From poster sessions in McKinnon Hall to research presentations in the Koury Business Center, the 2012 Spring Undergraduate Research Forum featured hundreds of students who have worked closely with faculty mentors over the past year.

Started in 1993, the Spring Undergraduate Research Forum is part of the larger CELEBRATE! Week annual program that showcases scholarship and creative achievements at Elon University.

“This morning has been a huge success,” said Angela Lewellyn Jones, who led a CELEBRATE! Week organizing committee as associate dean of Elon College, the College of Arts and Sciences. “I love having the faculty and students together for professors to model how you can present research professionally.

“And this helps students feel as though their work is just as important as that of our professors,” Jones continued. “If Elon is about engaged learning, where we encourage students to participate in undergraduate research, service learning and study abroad, we need to demonstrate how important it is.”

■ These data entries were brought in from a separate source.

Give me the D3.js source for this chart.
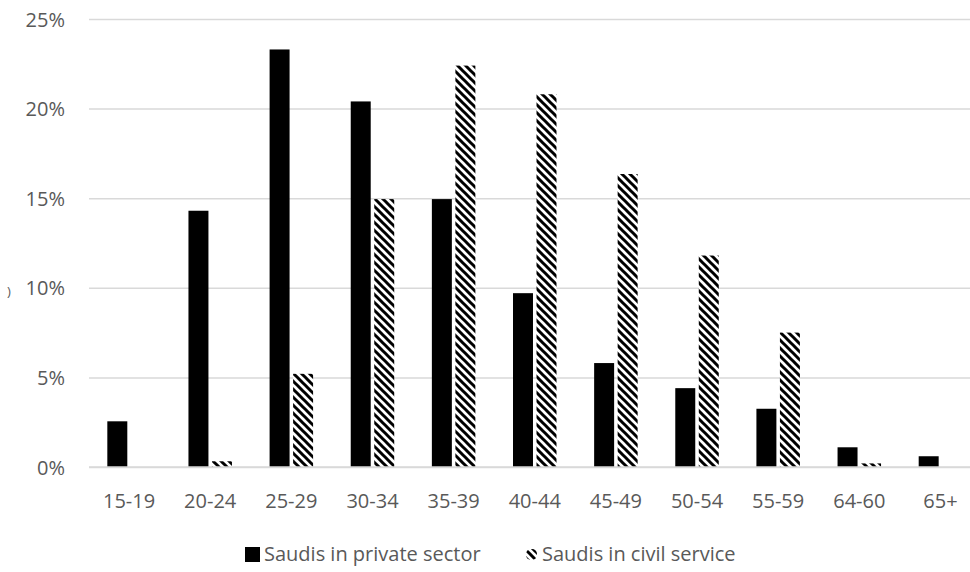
<!DOCTYPE html>
<html>
<head>
<meta charset="utf-8">
<script src="https://cdn.jsdelivr.net/npm/d3@7"></script>
<style>
  html, body { margin: 0; padding: 0; background: #fff; }
  svg { display: block; }
  text { font-family: "Open Sans", "Noto Sans", sans-serif; fill: #595959; }
</style>
</head>
<body>
<svg id="chart" width="970" height="572"></svg>
<script>
// Age groups along the x axis
const categories = ["15-19", "20-24", "25-29", "30-34", "35-39", "40-44", "45-49", "50-54", "55-59", "64-60", "65+"];
// Share of each workforce by age group (%)
const privateSector = [2.55, 14.3, 23.3, 20.4, 14.95, 9.7, 5.8, 4.4, 3.25, 1.1, 0.6];
const civilService  = [0, 0.32, 5.2, 14.95, 22.4, 20.8, 16.35, 11.8, 7.5, 0.2, 0];
const seriesNames = ["Saudis in private sector", "Saudis in civil service"];
const yTicks = [0, 5, 10, 15, 20, 25];

const svg = d3.select("#chart");
// The plot area runs a little past the right edge of the canvas
const plot = { left: 88.5, right: 981, top: 19, bottom: 467 };
const gridLeft = 89, gridRight = 970;

// Diagonal hatch used for the civil service bars
const defs = svg.append("defs");
const pat = defs.append("pattern")
  .attr("id", "hatch")
  .attr("patternUnits", "userSpaceOnUse")
  .attr("width", 8).attr("height", 8);
pat.append("rect").attr("width", 8).attr("height", 8).attr("fill", "#fff");
pat.append("path")
  .attr("d", "M0,0 L8,8 M-4,4 L4,12 M4,-4 L12,4")
  .attr("stroke", "#000").attr("stroke-width", 3);

const x = d3.scaleBand()
  .domain(categories)
  .range([plot.left, plot.right])
  .paddingInner(0.464)
  .paddingOuter(0.232);

const xInner = d3.scaleBand()
  .domain([0, 1])
  .range([0, x.bandwidth()])
  .paddingInner(0.15);

const y = d3.scaleLinear()
  .domain([0, 25])
  .range([plot.bottom, plot.top]);

// Horizontal gridlines and y tick labels
const yAxis = d3.axisLeft(y)
  .tickValues(yTicks)
  .tickSize(-(gridRight - gridLeft))
  .tickPadding(24)
  .tickFormat(d => d + "%");

const gy = svg.append("g")
  .attr("transform", `translate(${gridLeft},0)`)
  .call(yAxis);
gy.select(".domain").remove();
gy.selectAll(".tick line").attr("stroke", "#d9d9d9").attr("stroke-width", 1.5);
gy.selectAll(".tick text")
  .attr("font-size", 20)
  .attr("fill", "#595959")
  .attr("dy", "0.35em");

// Bars
const fills = ["#000", "url(#hatch)"];
const seriesData = [privateSector, civilService];
seriesData.forEach((vals, si) => {
  svg.append("g").selectAll("rect")
    .data(vals.map((v, i) => ({ cat: categories[i], v })))
    .join("rect")
    .attr("x", d => x(d.cat) + xInner(si))
    .attr("width", xInner.bandwidth())
    .attr("y", d => y(d.v))
    .attr("height", d => y(0) - y(d.v))
    .attr("fill", fills[si]);
});

// Baseline
svg.append("line")
  .attr("x1", gridLeft).attr("x2", gridRight)
  .attr("y1", y(0)).attr("y2", y(0))
  .attr("stroke", "#d9d9d9").attr("stroke-width", 1.5);

// Category labels
const xAxis = d3.axisBottom(x).tickSize(0).tickPadding(27);
const gx = svg.append("g")
  .attr("transform", `translate(0,${plot.bottom})`)
  .call(xAxis);
gx.select(".domain").remove();
gx.selectAll(".tick text")
  .attr("font-size", 20)
  .attr("fill", "#595959");

// Clipped axis title fragment at the left edge
svg.append("text")
  .attr("x", 7).attr("y", 296)
  .attr("font-size", 13)
  .text(")");

// Legend
const legend = svg.append("g");
const legendItems = [
  { name: seriesNames[0], fill: fills[0], mx: 245, my: 547, ms: 15, tx: 264 },
  { name: seriesNames[1], fill: fills[1], mx: 526, my: 549, ms: 11, tx: 542 }
];
legendItems.forEach(it => {
  legend.append("rect")
    .attr("x", it.mx).attr("y", it.my)
    .attr("width", it.ms).attr("height", it.ms)
    .attr("rx", it.fill === fills[1] ? 5 : 0)
    .attr("fill", it.fill);
  legend.append("text")
    .attr("x", it.tx).attr("y", 561)
    .attr("font-size", 20)
    .text(it.name);
});
</script>
</body>
</html>
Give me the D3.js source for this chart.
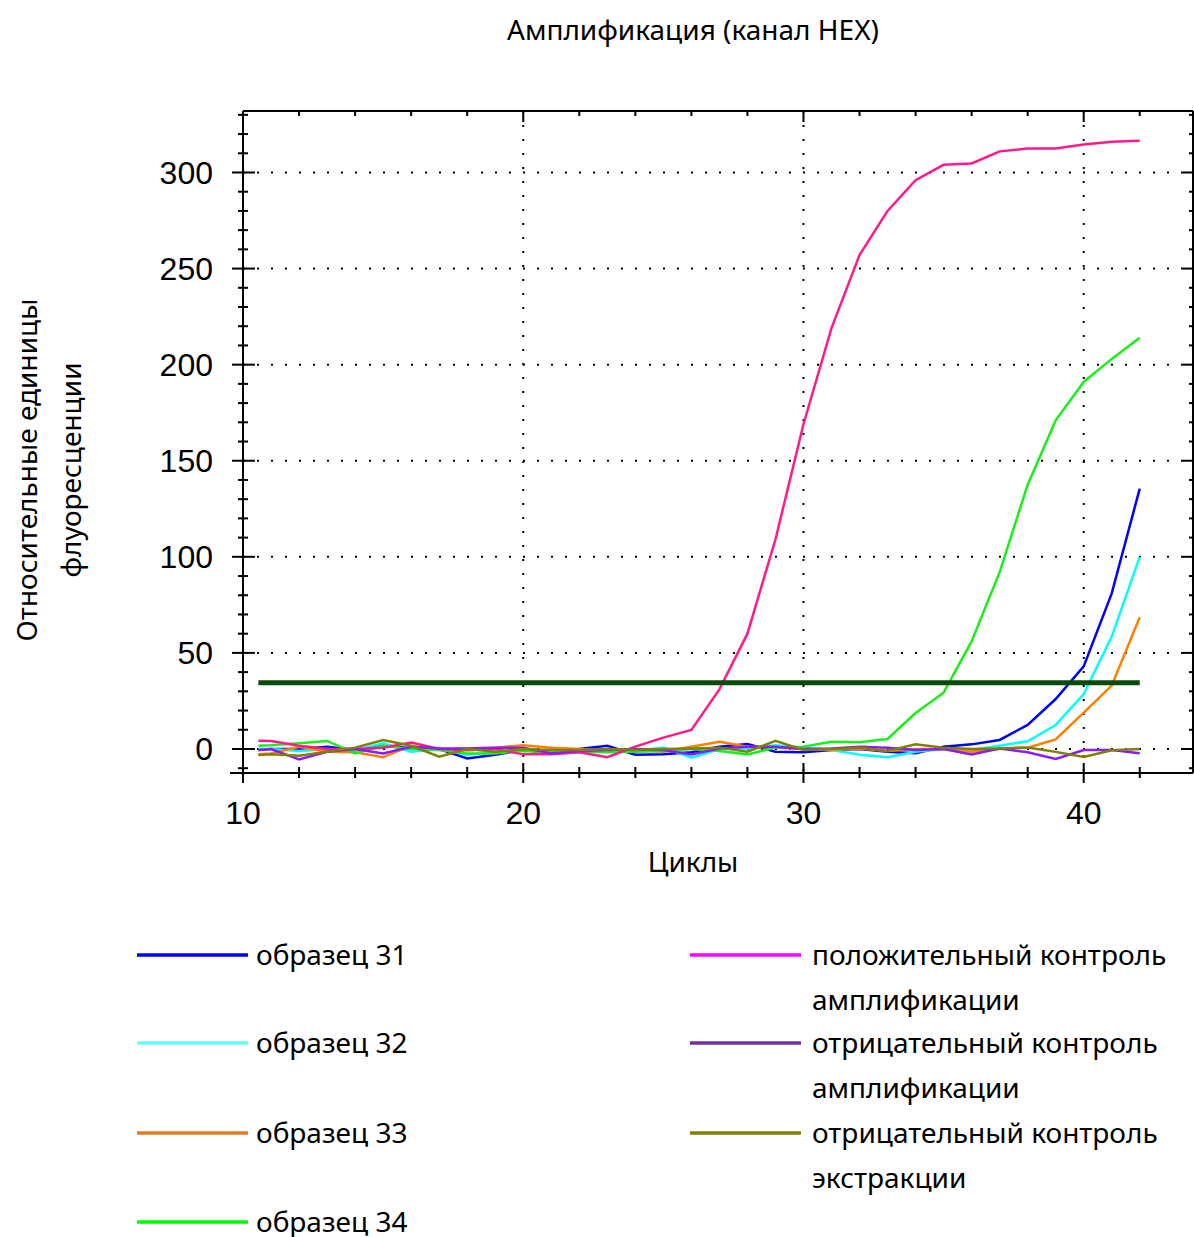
<!DOCTYPE html>
<html>
<head>
<meta charset="utf-8">
<script src="https://cdn.jsdelivr.net/npm/d3@7"></script>
<style>
  body { margin: 0; background: #fff; }
  svg { display: block; }
  .txt { font-family: "Noto Sans", sans-serif; fill: #000; }
  .tick-lbl { font-family: "Liberation Sans", Arial, sans-serif; fill: #000; }
</style>
</head>
<body>
<div id="chart"></div>
<script>
var cycles = [10.55, 11, 12, 13, 14, 15, 16, 17, 18, 19, 20, 21, 22, 23, 24, 25, 26,
              27, 28, 29, 30, 31, 32, 33, 34, 35, 36, 37, 38, 39, 40, 41, 42];

var sample31 = [-0.5, 0, 0, 1.2, -0.5, 2, 0.3, 0, -4.9, -3, -0.5, -2.3, 0, 1.7, -3, -2.8, -1.7,
                1.2, 2.6, -1.4, -1.7, -0.5, 0, -1.4, -2.2, 1.2, 2.4, 4.7, 12.5, 26, 43, 81, 135.5];
var sample32 = [0, 0, -1, 0, -0.5, 3, -1.4, 0, -3, -1.7, -0.5, -1, -1.4, 0, -1, 0.7, -4.5,
                0, 0.3, 2, 0.7, -0.5, -3, -4.3, -1.4, 0, -0.5, 1.7, 4, 12.5, 28.6, 58.5, 100];
var sample33 = [-2.8, -2.3, 1.2, -1.4, -1.7, -4.3, 1.7, -0.5, 0.3, 0.7, 2, 0.7, 0, -1, -0.5, -1.4, 1.2,
                3.8, 1.2, 0.7, 0, -0.5, 0.3, -1, 0, 0, -1.4, 0, 0.7, 5, 18.9, 33, 68.5];
var sample34 = [1.7, 2, 3, 4.2, -2.3, 1.7, 0, -0.5, -2.3, -2.3, -1, -1.7, -1.4, -1.7, -1.4, -1, 0,
                -1, -2.8, 0.7, 1.2, 3.8, 3.5, 5.2, 18.7, 29.3, 56, 92, 137.5, 171, 191, 203, 214];
var posControl = [4.3, 4.2, 1.7, 0, 0, 0.7, 3.3, 0, -0.7, 0, -2.8, -2.8, -1.7, -4.3, 1.2, 5.9, 9.9,
                  31, 60, 109, 169, 219, 257, 280, 296, 304, 304.7, 311, 312.5, 312.5, 314.6, 316, 316.5];
var negAmp = [-0.5, 0, -5.4, -1.4, 0, -2.3, 1.2, 0.3, 0.3, 0.7, 0.7, -2.3, -1, -0.5, 0, -0.5, -2.8,
              0.3, 1.2, 1.2, 0, 0.3, 1.2, 0.7, -0.5, 0, -2.8, 0.3, -1.7, -5.2, -0.5, -0.5, -2.2];
var negExt = [-3.1, -2.8, -3.5, -1.4, 0.7, 4.7, 1.7, -4, 0, -1.4, 0, -0.5, -0.5, 0, -0.5, 0, 0.3,
              0.7, -1.4, 4.2, -0.5, 0, 0.7, -1, 2.4, 0.7, 0, 0.3, 0.8, -1.5, -4.2, -0.7, 0];

var threshold = 34.5;

var seriesNames = ["образец 31", "образец 32", "образец 33", "образец 34",
                   "положительный контроль амплификации", "отрицательный контроль амплификации",
                   "отрицательный контроль экстракции"];
var seriesValues = [sample31, sample32, sample33, sample34, posControl, negAmp, negExt];
var lineColors = ["#0000ff", "#00ffff", "#ff8000", "#1aef1a", "#ff1a8c", "#8c1aff", "#808000"];
var legendColors = ["#0000ff", "#66ffff", "#e07b20", "#00ff00", "#ff00ff", "#7030a0", "#808000"];

var xTicks = [10, 20, 30, 40];
var yTicks = [0, 50, 100, 150, 200, 250, 300];

// note: don't name these top/left... window.top is read-only
var W = 1194, H = 1237,
    pLeft = 243, pRight = 1193, pTop = 111, pBottom = 773;

var x = d3.scaleLinear().domain([10, 43.9]).range([pLeft, pRight]);
var y = d3.scaleLinear().domain([-12.5, 332]).range([pBottom, pTop]);

var svg = d3.select("#chart").append("svg")
    .attr("width", W)
    .attr("height", H);

// title
svg.append("text").attr("class", "txt")
    .attr("x", 693).attr("y", 40)
    .attr("text-anchor", "middle")
    .style("font-size", "28px")
    .text("Амплификация (канал HEX)");

// dotted grid
var grid = svg.append("g");
grid.selectAll(".hg").data(yTicks).enter().append("line")
    .attr("x1", pLeft).attr("x2", pRight)
    .attr("y1", function(d) { return y(d); })
    .attr("y2", function(d) { return y(d); })
    .attr("stroke", "#000").attr("stroke-width", 2)
    .attr("stroke-dasharray", "2,12");
grid.selectAll(".vg").data(xTicks.slice(1)).enter().append("line")
    .attr("y1", pTop).attr("y2", pBottom)
    .attr("x1", function(d) { return x(d); })
    .attr("x2", function(d) { return x(d); })
    .attr("stroke", "#000").attr("stroke-width", 2)
    .attr("stroke-dasharray", "2,12");

// axes + ticks on all four sides
var yMinor = d3.range(-10, 331, 10);
var xMinor = d3.range(12, 43, 2);

var axisG = svg.append("g").attr("stroke", "#000").attr("stroke-width", 2);
axisG.append("line").attr("x1", pLeft).attr("x2", pLeft).attr("y1", pTop).attr("y2", pBottom + 10);
axisG.append("line").attr("x1", pLeft - 13).attr("x2", pRight).attr("y1", pBottom).attr("y2", pBottom);
axisG.append("line").attr("x1", pLeft).attr("x2", pRight).attr("y1", pTop).attr("y2", pTop);
axisG.append("line").attr("x1", pRight).attr("x2", pRight).attr("y1", pTop).attr("y2", pBottom);

axisG.selectAll(".ly").data(yMinor).enter().append("line")
    .attr("x1", function(d) { return d % 50 === 0 ? pLeft - 11 : pLeft - 5; })
    .attr("x2", function(d) { return d % 50 === 0 ? pLeft + 12 : pLeft + 5; })
    .attr("y1", function(d) { return y(d); })
    .attr("y2", function(d) { return y(d); });
axisG.selectAll(".ry").data(yMinor).enter().append("line")
    .attr("x1", function(d) { return d % 50 === 0 ? pRight - 10 : pRight - 4; })
    .attr("x2", pRight)
    .attr("y1", function(d) { return y(d); })
    .attr("y2", function(d) { return y(d); });
axisG.selectAll(".bx").data(xMinor).enter().append("line")
    .attr("x1", function(d) { return x(d); })
    .attr("x2", function(d) { return x(d); })
    .attr("y1", function(d) { return d % 10 === 0 ? pBottom - 10 : pBottom - 6; })
    .attr("y2", function(d) { return d % 10 === 0 ? pBottom + 10 : pBottom + 5; });
axisG.selectAll(".tx").data(xMinor).enter().append("line")
    .attr("x1", function(d) { return x(d); })
    .attr("x2", function(d) { return x(d); })
    .attr("y1", pTop)
    .attr("y2", function(d) { return d % 10 === 0 ? pTop + 11 : pTop + 5; });

// tick labels
svg.selectAll(".yl").data(yTicks).enter().append("text")
    .attr("class", "tick-lbl")
    .attr("x", 213)
    .attr("y", function(d) { return y(d) + 11.5; })
    .attr("text-anchor", "end")
    .style("font-size", "32px")
    .text(function(d) { return d; });
svg.selectAll(".xl").data(xTicks).enter().append("text")
    .attr("class", "tick-lbl")
    .attr("x", function(d) { return x(d); })
    .attr("y", 824)
    .attr("text-anchor", "middle")
    .style("font-size", "32px")
    .text(function(d) { return d; });

// axis titles
svg.append("text").attr("class", "txt")
    .attr("x", 693).attr("y", 872)
    .attr("text-anchor", "middle")
    .style("font-size", "28px")
    .text("Циклы");
var yTitle = svg.append("text").attr("class", "txt")
    .attr("transform", "translate(0,470) rotate(-90)")
    .attr("text-anchor", "middle")
    .style("font-size", "28px");
yTitle.append("tspan").attr("x", 0).attr("y", 37).text("Относительные единицы");
yTitle.append("tspan").attr("x", 0).attr("y", 81).text("флуоресценции");

// curves
var line = d3.line()
    .x(function(d, i) { return x(cycles[i]); })
    .y(function(d) { return y(d); })
    .curve(d3.curveLinear);

svg.append("g").selectAll("path").data(seriesValues).enter().append("path")
    .attr("d", function(d) { return line(d); })
    .attr("fill", "none")
    .attr("stroke", function(d, i) { return lineColors[i]; })
    .attr("stroke-width", 2.5);

// threshold
svg.append("line")
    .attr("x1", x(cycles[0])).attr("x2", x(cycles[cycles.length - 1]))
    .attr("y1", y(threshold)).attr("y2", y(threshold))
    .attr("stroke", "#0a4a0a").attr("stroke-width", 5);

// legend, two columns
var legendPos = [
    {lx: 137, ly: 955}, {lx: 137, ly: 1043}, {lx: 137, ly: 1133}, {lx: 137, ly: 1222},
    {lx: 690, ly: 955}, {lx: 690, ly: 1043}, {lx: 690, ly: 1133}
];
var lg = svg.append("g").selectAll("g").data(seriesNames).enter().append("g");
lg.append("line")
    .attr("x1", function(d, i) { return legendPos[i].lx; })
    .attr("x2", function(d, i) { return legendPos[i].lx + 111; })
    .attr("y1", function(d, i) { return legendPos[i].ly; })
    .attr("y2", function(d, i) { return legendPos[i].ly; })
    .attr("stroke", function(d, i) { return legendColors[i]; })
    .attr("stroke-width", 3.5);
lg.each(function(d, i) {
    var t = d3.select(this).append("text").attr("class", "txt")
        .style("font-size", "28px");
    var words = d.split(" ");
    var lines = i < 4 ? [d] : [words.slice(0, 2).join(" "), words.slice(2).join(" ")];
    lines.forEach(function(s, k) {
        t.append("tspan")
            .attr("x", legendPos[i].lx + (i < 4 ? 119 : 122))
            .attr("y", legendPos[i].ly + 10 + k * 45)
            .text(s);
    });
});
</script>
</body>
</html>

Grace Foster, a senior economics major and Honors Fellow from outside Philadelphia, presented research Tuesday in which she demonstrated that students from single-sex high schools are more likely to take part in extracurricular activities.

Such participation can have a lasting impact on future economic earnings, she added. Under the guidance of Assistant Professor Katy Rouse, Foster used several economic models to reach her findings, which she had shared twice already at other economic conferences prior to SURF.

“This is the first time I’ve presented to Elon classmates and my professors,” said Foster, who had previously shared her work at an Eastern Economic Association meeting in Boston and at a meeting of the Midwest Economics Association in Illinois. “What I looked for was feedback on where I could have done better and tips for the future.”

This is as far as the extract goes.